The Prospects of the Scottish Elections in May 2021

The result of Scotland’s local parliamentary elections, apart from the impact they will have on the country’s politics, will have crucial consequences for the country’s independence.

The hopeful point for the SNP is the rise of nationalist sentiments in the country.

The withdrawal from the EU, apart from all its political shocks for Britain, has also had important consequences for the people of Scotland.

The Scottish Government believes that the time has come for the country to be able to decide for itself and its future on its own.

Scotland’s issue is not just about the economy and the consequences of Brexit.

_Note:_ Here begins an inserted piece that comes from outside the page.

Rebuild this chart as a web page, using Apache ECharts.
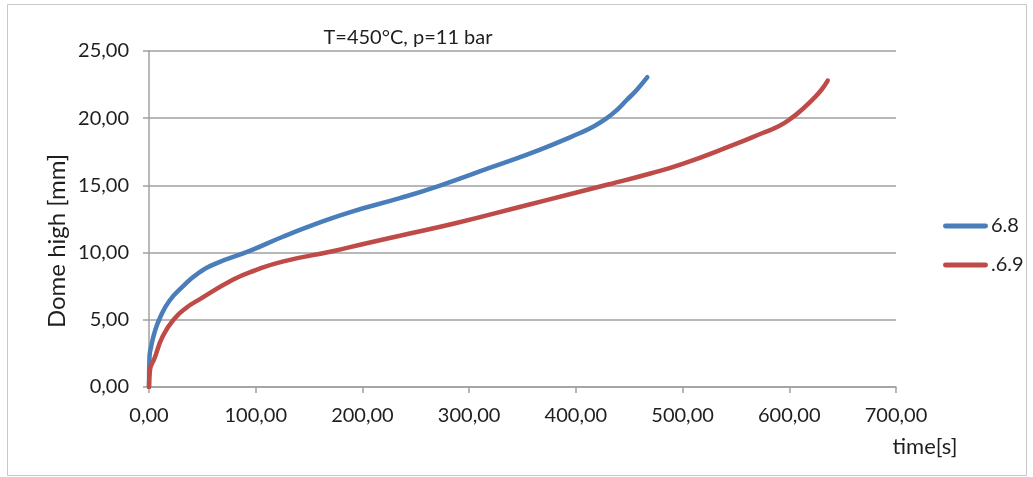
<!DOCTYPE html>
<html>
<head>
<meta charset="utf-8">
<script src="https://cdn.jsdelivr.net/npm/echarts@6/dist/echarts.min.js"></script>
<style>
  html, body { margin: 0; padding: 0; background: #fff; }
  #chart { width: 1033px; height: 477px; }
</style>
</head>
<body>
<div id="chart"></div>
<script>
  // series 6.8 (blue)
  var timeA = [0, 0.5, 2, 5, 10, 19, 32, 45, 63, 95, 126, 157, 188, 235, 272, 319, 366, 404, 417, 429, 439, 447, 457, 467];
  var heightA = [0, 2.3, 3.0, 4.0, 5.1, 6.4, 7.5, 8.4, 9.2, 10.15, 11.2, 12.15, 13.0, 14.05, 14.97, 16.3, 17.65, 18.9, 19.4, 20.0, 20.65, 21.3, 22.1, 23.05];
  // series .6.9 (red)
  var timeB = [0, 1, 5, 13, 24, 35, 47, 79, 100, 126, 172, 204, 235, 288, 350, 397, 432, 469, 500, 547, 575, 590, 602, 612, 622, 630, 636];
  var heightB = [0, 1.3, 2.1, 3.8, 5.1, 5.9, 6.5, 8.0, 8.7, 9.35, 10.1, 10.7, 11.25, 12.2, 13.45, 14.4, 15.1, 15.87, 16.6, 18.0, 18.9, 19.4, 20.0, 20.65, 21.4, 22.1, 22.8];
  var seriesNames = ['6.8', '.6.9'];
  var seriesColors = ['#4a7ebb', '#be4b48'];

  function pairs(xs, ys) {
    return xs.map(function (x, i) { return [x, ys[i]]; });
  }
  function fmt(v) {
    return v.toFixed(2).replace('.', ',');
  }

  var myChart = echarts.init(document.getElementById('chart'));
  var txt = '#1f1f1f';
  var gridColor = '#a0a0a0';
  var option = {
    animation: false,
    textStyle: { fontFamily: 'Lato' },
    title: {
      text: 'T=450°C, p=11 bar',
      left: 403,
      top: 23,
      textAlign: 'center',
      textStyle: { fontFamily: 'Lato', fontSize: 20, fontWeight: 'normal', color: txt }
    },
    legend: {
      orient: 'vertical',
      left: 938,
      top: 210,
      itemWidth: 45,
      itemHeight: 5,
      itemGap: 17,
      icon: 'path://M2,0 L43,0 A2,2 0 0 1 43,5 L2,5 A2,2 0 0 1 2,0 Z',
      textStyle: { fontFamily: 'Lato', fontSize: 20, color: txt, lineHeight: 22, padding: [0, 0, 0, -2] },
      data: seriesNames
    },
    grid: {
      left: 149,
      right: 137,
      top: 51,
      bottom: 90,
      containLabel: false
    },
    xAxis: {
      type: 'value',
      min: 0,
      max: 700,
      interval: 100,
      axisLine: { show: true, lineStyle: { color: gridColor, width: 1.5 } },
      axisTick: { show: true, length: 6, lineStyle: { color: gridColor, width: 1.5 } },
      splitLine: { show: false },
      axisLabel: {
        margin: 19,
        fontFamily: 'Lato',
        fontSize: 20,
        color: txt,
        formatter: fmt
      }
    },
    yAxis: {
      type: 'value',
      min: 0,
      max: 25,
      interval: 5,
      axisLine: { show: true, lineStyle: { color: gridColor, width: 1.5 } },
      axisTick: { show: true, length: 6, lineStyle: { color: gridColor, width: 1.5 } },
      splitLine: { show: true, lineStyle: { color: gridColor, width: 1.5 } },
      axisLabel: {
        margin: 20,
        fontFamily: 'Lato',
        fontSize: 20,
        color: txt,
        formatter: fmt
      }
    },
    graphic: [
      {
        type: 'rect',
        shape: { x: 7.5, y: 4.5, width: 1019, height: 471 },
        style: { fill: 'none', stroke: '#c8c8c8', lineWidth: 1 },
        silent: true
      },
      {
        type: 'text',
        x: 57,
        y: 241,
        rotation: Math.PI / 2,
        style: {
          text: 'Dome high [mm]',
          fontFamily: 'Lato',
          fontSize: 24,
          fill: txt,
          align: 'center',
          verticalAlign: 'middle'
        }
      },
      {
        type: 'text',
        x: 925,
        y: 447,
        style: {
          text: 'time[s]',
          fontFamily: 'Lato',
          fontSize: 22,
          fill: txt,
          align: 'center',
          verticalAlign: 'middle'
        }
      }
    ],
    series: [
      {
        name: seriesNames[0],
        type: 'line',
        showSymbol: false,
        smooth: 0.5,
        lineStyle: { width: 4.5, color: seriesColors[0], cap: 'round' },
        itemStyle: { color: seriesColors[0] },
        data: pairs(timeA, heightA)
      },
      {
        name: seriesNames[1],
        type: 'line',
        showSymbol: false,
        smooth: 0.5,
        lineStyle: { width: 4.5, color: seriesColors[1], cap: 'round' },
        itemStyle: { color: seriesColors[1] },
        data: pairs(timeB, heightB)
      }
    ]
  };
  myChart.setOption(option, true);
</script>
</body>
</html>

Rather, it is the deeper independent identity and freedom of action.

Sturgeon, representing Scottish separatists, has come to the conclusion that the issue of Scotland is the right to choose and leavint the future in the hands of the Scottish people.

So, she will wait for the results of the local elections to vigorously defend her position in the referendum and put pressure on London.

What Do the Statics Say?

Surveys show that the SNP is currently at the peak of its popularity.

According to recent surveys, 55% of Scottish people will vote for the SNP in the next election, giving the party 73 seats in parliament.

The Conservative Party, the strongest opposition party to the SNP, will remain Scotland’s second most powerful party with 22% of the votes and 27 seats.

The Labour Party won 14% of the votes. It will be able to win 19 parliamentary seats and remain Scotland’s third most powerful party.

The Green Party, which recently agreed to hold an independence referendum, has won fourth place jointly with the Liberal Democratic Party.

Each of these parties will hold five seats in the Scottish Parliament.

According to the polls, 56% of Scots will vote in favour of independence and 44% will vote against.

Of course, it is clear that the results of the polls are numbers on paper, and we will have to wait for the elections to determine the real results.

But if the political trend in Scotland continues in the same way and nothing new happens in the realm of its politics, we will see the decisive victory of the nationalists and the strengthening of the idea of ​​independence from Britain.